Monday, February 14, 2011

Too often, however, we proceed as if we did not recognize this distinction

Thomas Sowell, The Quest for Cosmic Justice, page 15.
Much of the quest for cosmic justice involves racial, regional, religious, or other categories of people who are to be restored to where they would be but for various disadvantages they suffer from various sources. Yet each group tends to trail the long shadow of its own cultural history, as well as reflecting the consequences of external influences. The history of every people is a product of innumerable cross-currents, whose timing and confluence can neither be predicted beforehand nor always untangled afterward. There is no "standard" history that everyone has or would have had "but for" peculiar circumstances of particular groups, whose circumstances can be "corrected" to conform to some norm. Unravelling all this in the quest for cosmic justice is a much more staggering task than seeking traditional justice.
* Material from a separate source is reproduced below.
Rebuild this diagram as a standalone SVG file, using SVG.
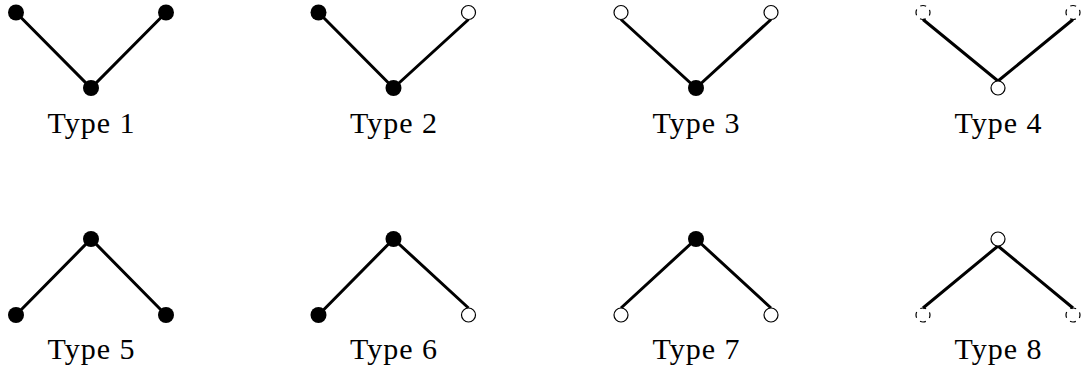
<svg xmlns="http://www.w3.org/2000/svg" width="1085" height="376" viewBox="0 0 1085 376">
<style>
.e{stroke:#000;stroke-width:3;fill:none;stroke-linecap:butt}
.f{fill:#000;stroke:none}
.o{fill:#fff;stroke:#000;stroke-width:1.2}
.d{fill:none;stroke:#000;stroke-width:1.2;stroke-dasharray:6 5;stroke-dashoffset:3}
.t{font-family:"Liberation Serif","Times New Roman",serif;font-size:30px;fill:#000;text-anchor:middle}
</style>
<rect width="1085" height="376" fill="#fff"/>
<g id="connectors">
<polyline class="e" points="16,12.5 91,88 166,12.5"/>
<polyline class="e" points="318.5,12.5 393.5,88 468.5,19.5"/>
<polyline class="e" points="621,19.5 696,88 771,19.5"/>
<polyline class="e" points="923,19.5 998,81 1073,19.5"/>
<polyline class="e" points="16,315 91,239 166,315"/>
<polyline class="e" points="318.5,315 393.5,239 468.5,308"/>
<polyline class="e" points="621,308 696,239 771,308"/>
<polyline class="e" points="923,308 998,246 1073,308"/>
</g>
<g id="type1">
<circle class="f" cx="16" cy="12.5" r="8"/><circle class="f" cx="91" cy="88" r="8"/><circle class="f" cx="166" cy="12.5" r="8"/>
<text class="t" x="91" y="133" textLength="87" lengthAdjust="spacing">Type 1</text>
</g>
<g id="type2">
<circle class="f" cx="318.5" cy="12.5" r="8"/><circle class="f" cx="393.5" cy="88" r="8"/><circle class="o" cx="468.5" cy="12.5" r="7"/>
<text class="t" x="393.5" y="133" textLength="87" lengthAdjust="spacing">Type 2</text>
</g>
<g id="type3">
<circle class="o" cx="621" cy="12.5" r="7"/><circle class="f" cx="696" cy="88" r="8"/><circle class="o" cx="771" cy="12.5" r="7"/>
<text class="t" x="696" y="133" textLength="87" lengthAdjust="spacing">Type 3</text>
</g>
<g id="type4">
<circle class="d" cx="923" cy="12.5" r="7"/><circle class="o" cx="998" cy="88" r="7"/><circle class="d" cx="1073" cy="12.5" r="7"/>
<text class="t" x="998" y="133" textLength="87" lengthAdjust="spacing">Type 4</text>
</g>
<g id="type5">
<circle class="f" cx="16" cy="315" r="8"/><circle class="f" cx="91" cy="239" r="8"/><circle class="f" cx="166" cy="315" r="8"/>
<text class="t" x="91" y="359" textLength="87" lengthAdjust="spacing">Type 5</text>
</g>
<g id="type6">
<circle class="f" cx="318.5" cy="315" r="8"/><circle class="f" cx="393.5" cy="239" r="8"/><circle class="o" cx="468.5" cy="315" r="7"/>
<text class="t" x="393.5" y="359" textLength="87" lengthAdjust="spacing">Type 6</text>
</g>
<g id="type7">
<circle class="o" cx="621" cy="315" r="7"/><circle class="f" cx="696" cy="239" r="8"/><circle class="o" cx="771" cy="315" r="7"/>
<text class="t" x="696" y="359" textLength="87" lengthAdjust="spacing">Type 7</text>
</g>
<g id="type8">
<circle class="d" cx="923" cy="315" r="7"/><circle class="o" cx="998" cy="239" r="7"/><circle class="d" cx="1073" cy="315" r="7"/>
<text class="t" x="998" y="359" textLength="87" lengthAdjust="spacing">Type 8</text>
</g>
</svg>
To apply the same rules to everyone requires no prior knowledge of anyone's childhood, cultural heritage, philosophical (or sexual) orientation, or the innumerable historical influences to which he or his forebears may have been subjected. If there are any human beings capable of making such complex assessments, they cannot be numerous. Put differently, the dangers of errors increase exponentially when we presume to know so many things and the nature of their complex interactions. In particular, it is all too easy to be overwhelmed by clear and tragic historic injustices - and to glide easily from those injustices to a cause-and-effect explanation of contemporary problems. We know, of course, that causation and morality are two different things. Too often, however, we proceed as if we did not recognize this distinction.